--- Start ---

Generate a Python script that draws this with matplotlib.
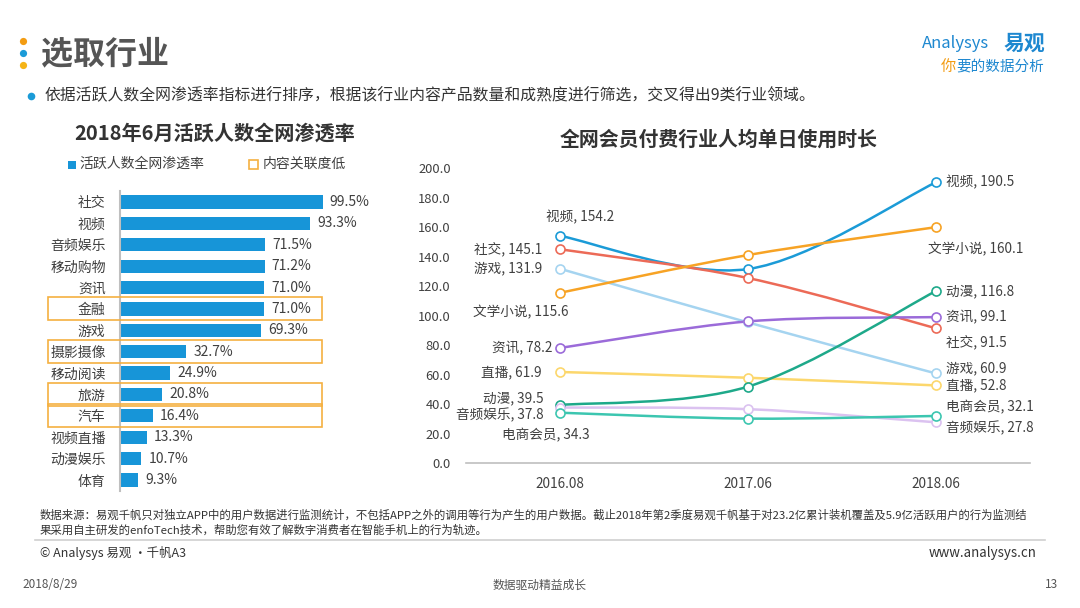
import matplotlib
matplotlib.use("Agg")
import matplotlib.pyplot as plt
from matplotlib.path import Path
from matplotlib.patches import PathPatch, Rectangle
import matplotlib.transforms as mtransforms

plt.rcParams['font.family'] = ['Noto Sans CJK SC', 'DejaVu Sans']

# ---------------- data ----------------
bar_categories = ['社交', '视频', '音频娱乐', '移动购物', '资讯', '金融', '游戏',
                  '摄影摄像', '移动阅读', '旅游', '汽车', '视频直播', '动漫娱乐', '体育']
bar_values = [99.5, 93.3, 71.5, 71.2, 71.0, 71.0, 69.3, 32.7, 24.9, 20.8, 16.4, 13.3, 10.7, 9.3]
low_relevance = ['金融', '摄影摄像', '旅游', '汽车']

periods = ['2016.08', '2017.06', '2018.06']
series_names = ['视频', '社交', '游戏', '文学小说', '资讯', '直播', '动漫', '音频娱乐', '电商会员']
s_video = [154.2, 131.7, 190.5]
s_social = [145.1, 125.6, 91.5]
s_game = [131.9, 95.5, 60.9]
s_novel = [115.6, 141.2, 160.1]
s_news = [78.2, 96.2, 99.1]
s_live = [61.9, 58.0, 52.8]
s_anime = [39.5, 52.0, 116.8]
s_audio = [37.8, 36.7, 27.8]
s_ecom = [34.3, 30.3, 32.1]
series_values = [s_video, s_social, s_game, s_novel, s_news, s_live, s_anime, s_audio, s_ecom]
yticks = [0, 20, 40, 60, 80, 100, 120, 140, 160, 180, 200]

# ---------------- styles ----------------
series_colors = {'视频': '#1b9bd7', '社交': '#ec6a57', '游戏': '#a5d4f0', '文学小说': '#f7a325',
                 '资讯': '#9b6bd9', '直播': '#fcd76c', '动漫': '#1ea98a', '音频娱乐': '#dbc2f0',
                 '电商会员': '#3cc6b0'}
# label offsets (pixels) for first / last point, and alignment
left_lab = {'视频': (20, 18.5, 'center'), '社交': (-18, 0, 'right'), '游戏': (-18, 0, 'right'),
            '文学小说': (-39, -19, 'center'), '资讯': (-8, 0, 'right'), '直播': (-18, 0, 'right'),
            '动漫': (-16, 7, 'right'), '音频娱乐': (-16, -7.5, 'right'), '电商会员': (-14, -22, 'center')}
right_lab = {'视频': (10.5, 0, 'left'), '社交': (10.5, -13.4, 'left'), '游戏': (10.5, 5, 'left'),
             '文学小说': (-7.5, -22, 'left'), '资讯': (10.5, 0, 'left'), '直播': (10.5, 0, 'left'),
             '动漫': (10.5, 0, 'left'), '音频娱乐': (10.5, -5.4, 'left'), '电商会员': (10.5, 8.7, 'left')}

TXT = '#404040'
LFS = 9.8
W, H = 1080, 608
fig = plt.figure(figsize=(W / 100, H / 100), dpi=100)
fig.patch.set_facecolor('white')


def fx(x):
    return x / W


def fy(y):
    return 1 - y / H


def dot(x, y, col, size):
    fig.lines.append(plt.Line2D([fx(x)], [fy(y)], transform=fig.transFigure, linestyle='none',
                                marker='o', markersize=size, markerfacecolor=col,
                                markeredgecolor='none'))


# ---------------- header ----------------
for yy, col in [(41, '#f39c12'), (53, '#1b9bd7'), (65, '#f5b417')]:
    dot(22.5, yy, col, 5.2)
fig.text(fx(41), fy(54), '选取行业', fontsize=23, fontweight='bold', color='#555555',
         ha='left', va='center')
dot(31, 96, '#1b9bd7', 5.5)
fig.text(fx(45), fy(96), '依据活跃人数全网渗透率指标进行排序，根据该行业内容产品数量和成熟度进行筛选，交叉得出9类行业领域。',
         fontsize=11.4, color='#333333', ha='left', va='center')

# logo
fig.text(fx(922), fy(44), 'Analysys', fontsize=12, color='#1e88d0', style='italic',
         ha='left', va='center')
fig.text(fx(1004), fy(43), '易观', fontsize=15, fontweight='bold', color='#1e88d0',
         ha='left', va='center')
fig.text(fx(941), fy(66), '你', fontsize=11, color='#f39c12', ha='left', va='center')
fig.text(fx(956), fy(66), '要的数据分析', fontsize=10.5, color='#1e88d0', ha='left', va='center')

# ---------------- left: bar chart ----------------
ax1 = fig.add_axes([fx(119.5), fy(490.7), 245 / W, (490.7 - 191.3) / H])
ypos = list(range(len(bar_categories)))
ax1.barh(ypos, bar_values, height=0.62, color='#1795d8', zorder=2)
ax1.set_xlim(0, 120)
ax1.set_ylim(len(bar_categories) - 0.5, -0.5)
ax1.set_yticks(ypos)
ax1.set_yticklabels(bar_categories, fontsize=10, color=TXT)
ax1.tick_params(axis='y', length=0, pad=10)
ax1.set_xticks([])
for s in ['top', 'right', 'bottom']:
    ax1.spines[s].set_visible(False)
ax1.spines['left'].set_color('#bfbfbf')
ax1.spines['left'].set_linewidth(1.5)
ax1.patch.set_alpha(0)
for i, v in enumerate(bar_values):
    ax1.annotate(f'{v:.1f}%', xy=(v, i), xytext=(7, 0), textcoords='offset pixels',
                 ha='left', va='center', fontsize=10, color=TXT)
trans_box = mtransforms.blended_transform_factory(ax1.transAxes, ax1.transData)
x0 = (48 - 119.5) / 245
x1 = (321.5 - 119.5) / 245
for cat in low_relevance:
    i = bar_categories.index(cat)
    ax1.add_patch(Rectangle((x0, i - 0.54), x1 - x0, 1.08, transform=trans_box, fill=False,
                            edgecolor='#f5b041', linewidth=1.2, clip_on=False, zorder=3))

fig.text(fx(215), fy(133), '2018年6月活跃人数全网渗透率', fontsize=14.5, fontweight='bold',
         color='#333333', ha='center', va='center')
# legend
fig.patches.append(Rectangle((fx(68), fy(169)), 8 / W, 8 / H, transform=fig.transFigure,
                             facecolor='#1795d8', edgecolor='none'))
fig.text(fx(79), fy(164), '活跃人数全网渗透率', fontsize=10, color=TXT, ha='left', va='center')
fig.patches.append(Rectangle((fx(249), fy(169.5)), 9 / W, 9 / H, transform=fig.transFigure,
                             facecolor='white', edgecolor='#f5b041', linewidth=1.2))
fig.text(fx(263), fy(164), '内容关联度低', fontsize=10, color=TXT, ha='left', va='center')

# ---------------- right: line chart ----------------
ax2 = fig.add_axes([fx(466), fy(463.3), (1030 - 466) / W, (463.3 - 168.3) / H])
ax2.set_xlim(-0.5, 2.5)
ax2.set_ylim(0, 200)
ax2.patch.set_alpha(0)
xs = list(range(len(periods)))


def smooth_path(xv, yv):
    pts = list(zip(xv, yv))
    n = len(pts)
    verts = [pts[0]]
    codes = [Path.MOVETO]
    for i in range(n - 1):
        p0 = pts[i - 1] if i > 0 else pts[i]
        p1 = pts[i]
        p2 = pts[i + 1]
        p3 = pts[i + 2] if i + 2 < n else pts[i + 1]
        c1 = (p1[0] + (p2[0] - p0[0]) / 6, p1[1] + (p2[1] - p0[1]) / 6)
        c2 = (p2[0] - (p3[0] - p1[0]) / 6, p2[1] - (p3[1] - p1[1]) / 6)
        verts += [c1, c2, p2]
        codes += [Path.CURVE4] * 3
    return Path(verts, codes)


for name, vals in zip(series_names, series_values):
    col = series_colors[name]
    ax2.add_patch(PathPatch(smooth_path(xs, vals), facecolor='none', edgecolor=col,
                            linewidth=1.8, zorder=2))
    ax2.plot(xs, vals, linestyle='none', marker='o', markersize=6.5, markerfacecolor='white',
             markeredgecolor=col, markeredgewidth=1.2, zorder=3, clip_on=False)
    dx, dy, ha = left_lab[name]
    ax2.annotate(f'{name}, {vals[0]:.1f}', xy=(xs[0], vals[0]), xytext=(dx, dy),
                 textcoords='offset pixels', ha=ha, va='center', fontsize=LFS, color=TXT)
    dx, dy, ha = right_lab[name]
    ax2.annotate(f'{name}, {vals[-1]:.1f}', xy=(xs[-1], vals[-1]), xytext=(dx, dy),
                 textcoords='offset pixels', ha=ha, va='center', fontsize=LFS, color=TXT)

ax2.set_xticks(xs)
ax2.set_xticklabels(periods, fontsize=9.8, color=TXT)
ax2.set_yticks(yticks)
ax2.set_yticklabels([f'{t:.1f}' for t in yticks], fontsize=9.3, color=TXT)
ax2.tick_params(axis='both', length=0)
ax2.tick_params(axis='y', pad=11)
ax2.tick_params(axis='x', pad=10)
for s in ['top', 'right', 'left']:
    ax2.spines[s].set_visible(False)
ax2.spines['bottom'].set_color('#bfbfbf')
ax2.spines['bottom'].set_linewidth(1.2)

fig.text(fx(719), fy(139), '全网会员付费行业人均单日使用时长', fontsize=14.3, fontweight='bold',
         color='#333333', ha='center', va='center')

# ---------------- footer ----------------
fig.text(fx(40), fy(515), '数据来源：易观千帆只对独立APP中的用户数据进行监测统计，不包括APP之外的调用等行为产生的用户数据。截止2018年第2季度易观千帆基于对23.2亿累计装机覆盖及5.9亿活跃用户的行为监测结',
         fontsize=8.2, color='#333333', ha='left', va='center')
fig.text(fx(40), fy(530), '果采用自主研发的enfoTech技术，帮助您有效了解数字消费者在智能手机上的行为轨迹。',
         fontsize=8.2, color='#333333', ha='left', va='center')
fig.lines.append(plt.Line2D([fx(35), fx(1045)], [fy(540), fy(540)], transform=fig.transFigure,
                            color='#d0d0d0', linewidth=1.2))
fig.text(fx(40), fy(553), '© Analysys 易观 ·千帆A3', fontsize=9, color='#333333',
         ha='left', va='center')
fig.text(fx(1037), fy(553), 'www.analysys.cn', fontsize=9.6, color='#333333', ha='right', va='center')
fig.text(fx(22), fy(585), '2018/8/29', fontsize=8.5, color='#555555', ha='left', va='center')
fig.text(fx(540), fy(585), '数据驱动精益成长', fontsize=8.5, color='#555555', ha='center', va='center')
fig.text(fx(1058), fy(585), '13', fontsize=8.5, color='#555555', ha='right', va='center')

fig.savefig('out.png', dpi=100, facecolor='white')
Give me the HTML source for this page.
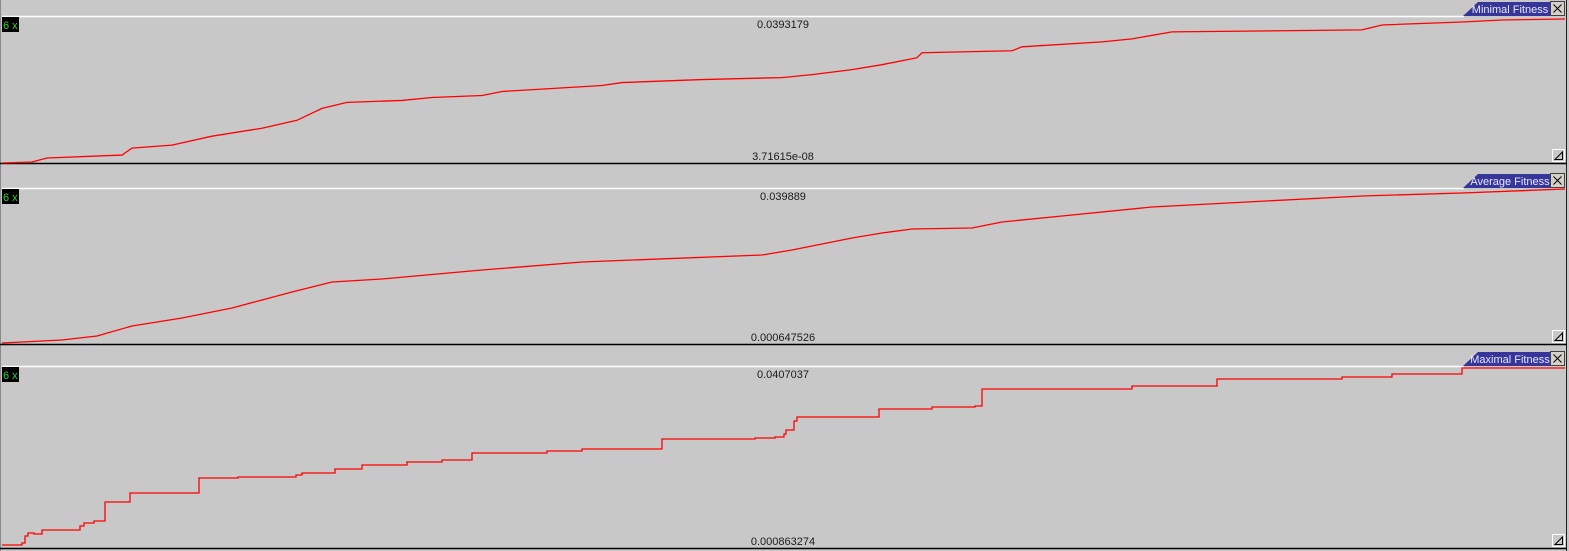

--- End ---

Return all lines containing the word "this".

Generate a Python script that draws this with matplotlib.
Give me the HTML source for this page.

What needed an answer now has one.